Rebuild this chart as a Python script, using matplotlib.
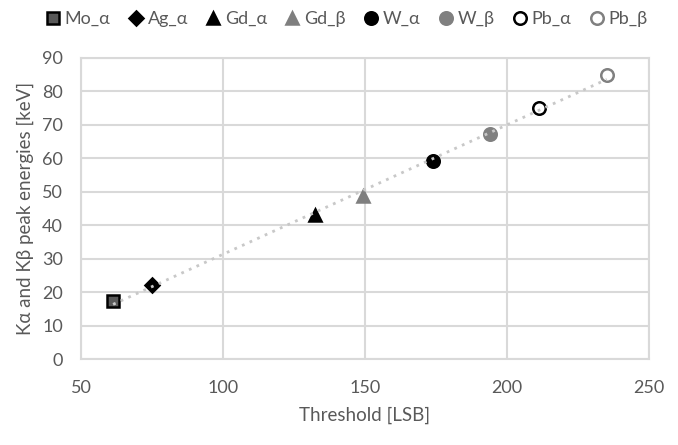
import numpy as np
import matplotlib
matplotlib.use("Agg")
import matplotlib.pyplot as plt

plt.rcParams['font.family'] = ['Lato', 'DejaVu Sans']

labels = ["Mo_α", "Ag_α", "Gd_α", "Gd_β", "W_α", "W_β", "Pb_α", "Pb_β"]
threshold = [61.3, 75.0, 132.4, 149.3, 174.0, 194.0, 211.3, 235.2]
energy = [17.5, 22.1, 43.0, 48.7, 59.3, 67.2, 75.0, 84.9]

markers = ['s', 'D', '^', '^', 'o', 'o', 'o', 'o']
faces = ['#595959', 'black', 'black', '#7f7f7f', 'black', '#808080', 'white', 'white']
edges = ['black', 'black', 'black', '#7f7f7f', 'black', '#808080', 'black', '#808080']
sizes = [9, 7, 9, 9, 9, 9, 9, 9]

txt = '#595959'
gridc = '#d9d9d9'

fig = plt.figure(figsize=(6.78, 4.45), dpi=100)
ax = fig.add_axes([0.1195, 0.193, 0.8375, 0.677])

for i in range(len(labels)):
    ax.plot(threshold[i], energy[i], linestyle='none', marker=markers[i],
            markersize=sizes[i], markerfacecolor=faces[i], markeredgecolor=edges[i],
            markeredgewidth=1.8, label=labels[i], zorder=3)

coef = np.polyfit(threshold, energy, 1)
xs = np.array([min(threshold), max(threshold)])
ax.plot(xs, np.polyval(coef, xs), linestyle=(0, (1, 2)), color='#c8c8c8',
        linewidth=2, zorder=4)

ax.set_xlim(50, 250)
ax.set_ylim(0, 90)
ax.set_xticks(np.arange(50, 251, 50))
ax.set_yticks(np.arange(0, 91, 10))
ax.grid(True, color=gridc, linewidth=1.5)
ax.set_axisbelow(True)
for s in ax.spines.values():
    s.set_color(gridc)
    s.set_linewidth(1.5)
ax.tick_params(axis='x', length=0, labelsize=13, colors=txt, pad=15)
ax.tick_params(axis='y', length=0, labelsize=13, colors=txt, pad=13)
ax.set_xlabel("Threshold [LSB]", fontsize=13.5, color=txt, labelpad=8)
ax.set_ylabel("Kα and Kβ peak energies [keV]", fontsize=13.5, color=txt, labelpad=6)

fig.legend(loc='upper center', bbox_to_anchor=(0.508, 1.012), ncol=8, frameon=False,
           fontsize=13, handletextpad=0.0, columnspacing=0.75, labelcolor=txt,
           handlelength=1.3)

fig.savefig("out.png", dpi=100)
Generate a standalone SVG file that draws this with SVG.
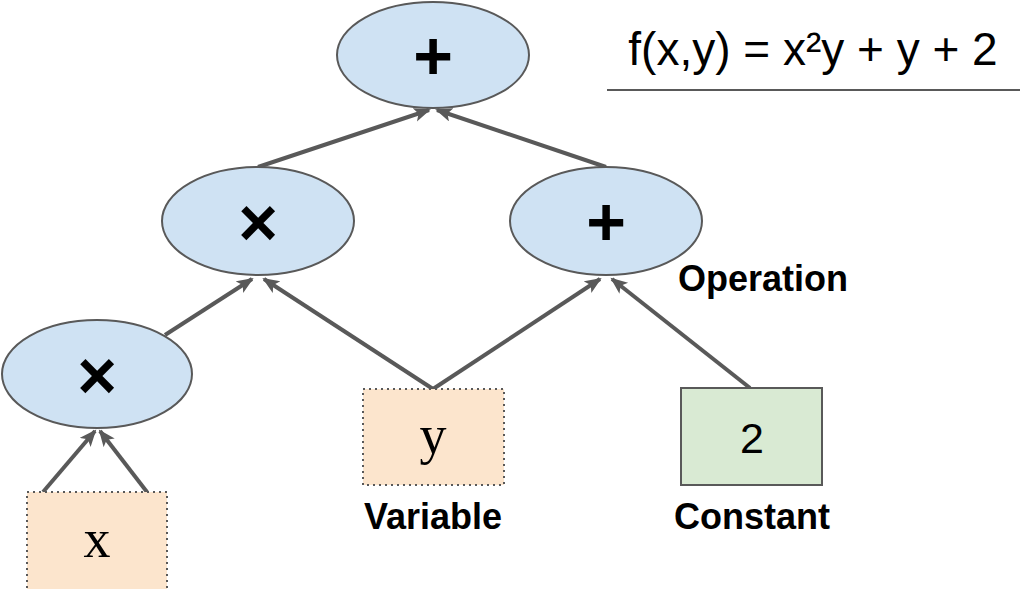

====================

● **Task objective**
Everything from the first line of the entries through the line that contains "plt.rcParams['font.family'] = ['Lato', 'DejaVu" is to be reproduced exactly, except the pictures.

● **Task output**
Rebuild this chart as a Python script, using matplotlib.
import numpy as np
import matplotlib
matplotlib.use("Agg")
import matplotlib.pyplot as plt

plt.rcParams['font.family'] = ['Lato', 'DejaVu Sans']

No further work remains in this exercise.